There will be much gathered into David's anointing, as we shall see; many who come into association with him as the anointed one, and derive their ministry as it were from his anointing, but it will all be related to one thing. Our individual anointing in Christ is not that we should be constituted something in ourselves, but that the full testimony of the Lord Jesus should be realised through every anointed member. The whole testimony is in view.

I think in the Old Testament there is nothing to compare with David's life for revealing the whole purpose of the anointing. There are other wonderful illustrations of it, but when you get to the end of David's life you have brought in the House of God in magnificent splendour, greatness, fullness, completeness and glory as you have it nowhere else in the old dispensation. This time was always referred to as the pivot, the summit of Israel's glory. David is always looked back upon as the very highest peak of Israel's history. Why? Because of that which marked his life. It was the House of God constituted wholly according to God's mind, with the ark of the testimony there at rest having reached finality. He was anointed to that; and it is only the Old Testament figure of the Lord Jesus as the Anointed One, and we coming into His anointing for the purpose of a universal display of His glory. That is the object of anointing - the full testimony of Jesus. Anointing is related to the testimony in fullness.

I have no doubt but that today you are able to see a parallel, to a very large degree, between spiritual conditions as they are amongst the Lord's people generally and as they were in the days of Eli. The more spiritually alive we become the more we recognise how things are falling short of God's full thought, and recovery is the order of the day: but it is along the Hannah, Samuel, David line, if there is to be a recovery of the full testimony of Jesus. Not in some earthly system of organisation or material representation, but a vessel which contains the testimony of Jesus in fullness. If that is to be, this is the way and the way of the anointing is for that. The testimony may only be represented by a small vessel at the end, but it will be in spiritual fullness, which is spiritual greatness.

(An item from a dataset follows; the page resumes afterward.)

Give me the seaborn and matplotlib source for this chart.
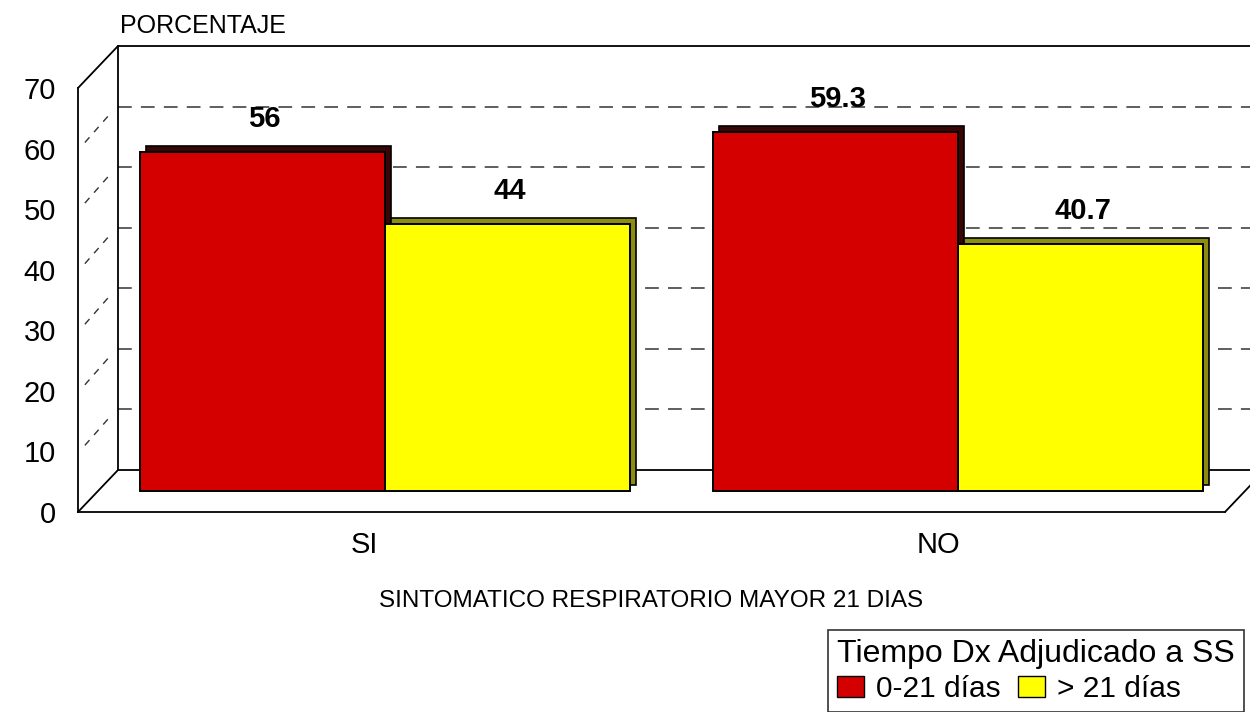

I want to close with that strong note. The anointing is for that. Have we the anointing? Have we the Spirit? Why, beloved, if that is so, the Holy Spirit has anointed us within unto that very thing. Think of it. God has committed Himself to that end. God is with us for that purpose. To have the whole testimony of Jesus recovered. That is our hope and assurance. How shall it be? Hannah, and the "impossible." How shall it be? Nature cannot help. We cannot do it. All the time nature comes back at us, much as we may groan and travail, nature comes back and says: "You are out of it, you cannot do anything." But that makes room for God, and the anointing comes in there. I glory in this that the anointing came in through Hannah and Samuel. It cannot be done by us. The anointing has come for that purpose and there are no limits to the possibility of the anointing because it is another way of saying that God committed Himself to that. How did the Lord Jesus go through to the full accomplishment of His testimony? By the anointing, "...who through the eternal Spirit offered himself. "...God anointed Jesus of Nazareth with the Holy Ghost and with power: who went about doing good and healing all that were oppressed of the devil; for God was with him." God has committed Himself. And unto the Body of Christ, the Church which is His Body, and to those members when they come into a right relationship with Himself, God has committed Himself for the fullness of the testimony.